It is a truth universally acknowledged that a single woman, in possession of a minimal fortune, must be in want of an alternative to the dreaded group dinner in a fancy restaurant. Under the dim lights, the flattering candlelight casts your friends in a beatific glow while you ruminate over your own shortcomings over $30 grilled chicken and wonder what you ever had in common with these people.
The agony over seating arrangements ensures the most organized among you is seated like a queen at the center of the table. She is the Beyoncé and you — utter delinquent that you are — are the forgotten fourth member of Destiny's Child. And when the check comes and you begin the familiar juggling act that is splitting the bill multiple ways, you will again wonder why you are not, unlike the person to your left, an investment banker.

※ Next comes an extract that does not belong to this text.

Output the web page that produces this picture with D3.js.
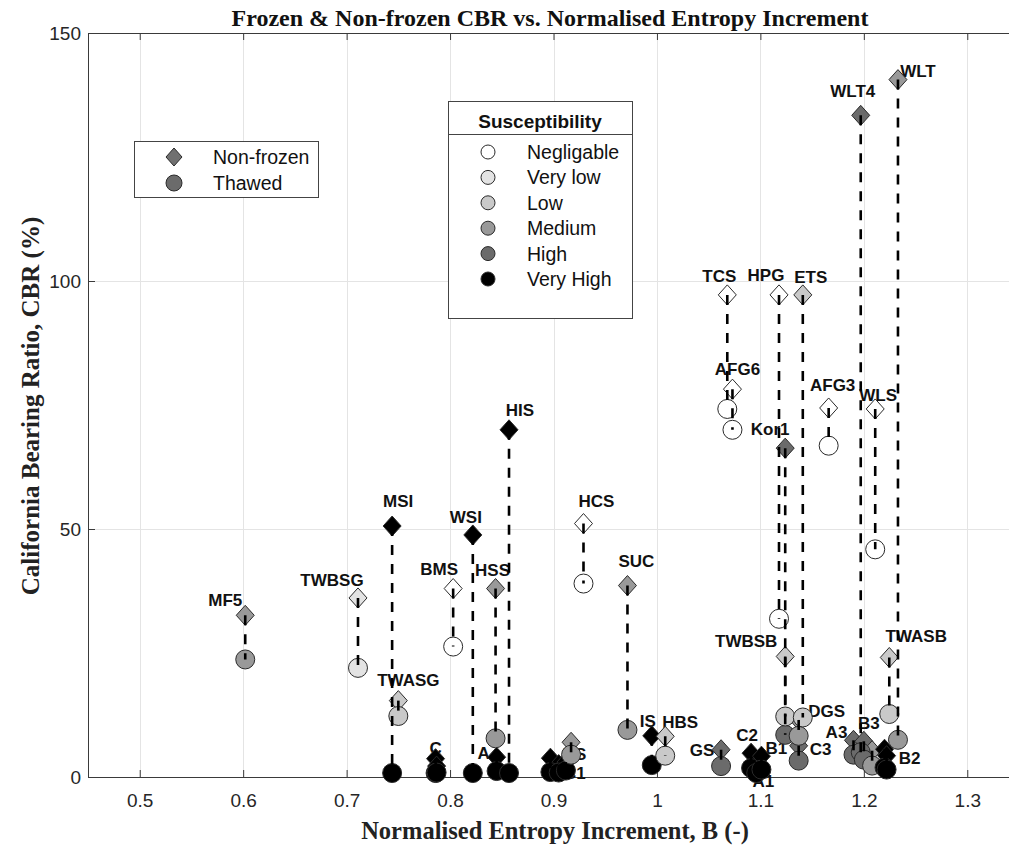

While late nights following raucous dinners out with friends are par for the course when you're young in the city, so is the hangover the next morning when you realize that — while you may be dehydrated — your wallet has essentially been liquidated. Indeed, young people are spending more money dining out than generations past, and with more frequency in recent years than ever before. According to Forbes, millennials spend 44 percent of their food dollars on eating out, and that percentage is a lot higher in major cities.
Realizing the majority of my paycheck was going towards barely-touched salmon and gallons of overpriced Merlot, I made the decision to ditch the restaurant setting and start hosting dinner parties in my own home to rescue my wallet and (inadvertently) my friendships.
But I had a few challenges before me — not least of which was that I unapologetically detest cooking. I come from a long line of women who refused to set foot in a supermarket. To quote F. Scott Fitzgerald, "I know myself and that is all" — and I know that my refrigerator shall forever be a barren arctic wasteland of white wine, Diet Coke, and my roommate's eye cream. My stove counter has become a storage unit for discarded outfits on Friday and Saturday nights.
I couldn't compete with certain friends who have resurrected the lost art of entertaining — and who actually know how to cook. My friend Meghan, who is my only friend in New York City who has a child, recently invited me over and served an array of appetizers and homemade pizza. My own feeling of immaturity was astounding. For God's sake — homemade pizza? Or, so I thought. She told me later that it actually came from Trader Joe's. I was encouraged. I can do that, I thought.
Which brings me to my advice on how to host a dinner party without being able to cook (or hire a chef, or afford a caterer). Hit up your local grocery store of choice and make good use of the frozen food aisle. The options are endless: pizza, yes, but also fancy stuff like spring rolls, tuna burgers, curries of all flavors. Baked ziti is remarkably easy to make and a sure crowd-pleaser. Total cost at Trader Joe's: $30. Another crowd-pleaser: tomato soup and grilled cheese. Just pop them in your oven and hide any boxes or cans from sight. Your guests will not know (or care about) where the food came from, and your haul is likely to be cheaper and more bountiful than a round of appetizers at a restaurant. And if you can't make it to the store, there's always Seamless. Just put it in a serving dish, and voila.
To mimic a bustling restaurant vibe within the confines of your living room, it's all about the music. I recommend Motown at the beginning of the evening, and depending on where the conversation turns, as it eventually will, mirror that in the soundtrack. First glass of wine: The Temptations; third glass of wine: Kendrick Lamar; fifth glass of wine: Adele. To paraphrase the inimitable Chingy, after the (dinner) party is the after-party, and for that, my friends, we indulged in some Dashboard Confessional. At my party, not being restricted to assigned seats — or feeling judged by the watchful eyes of fellow patrons and waiters — liberated us from any pretense of formality. Secrets were shared, inhibitions released, and bonds renewed.
By hosting my own dinner parties, I found friends more than willing to return the favor. In total, I saved $500 in one month alone by taking the party into my own hands (or, rather, my own apartment). Often, the amount I spent for one get-together — under $80 — was less than I would spend at a dinner out, and the favor was returned six-fold.
Word to the wise: There is an exception to my no-dinners-out rule. And that exception actually derives from the aftermath of the dinner party itself. Whatever energy one has at the beginning of an evening with friends completely evaporates the next morning when the wine glasses are still in the sink. So, best to save dining out for brunch the next day. In those situations, I'd argue the $10 Bloody Mary is worth it — especially knowing you saved $80 the night before.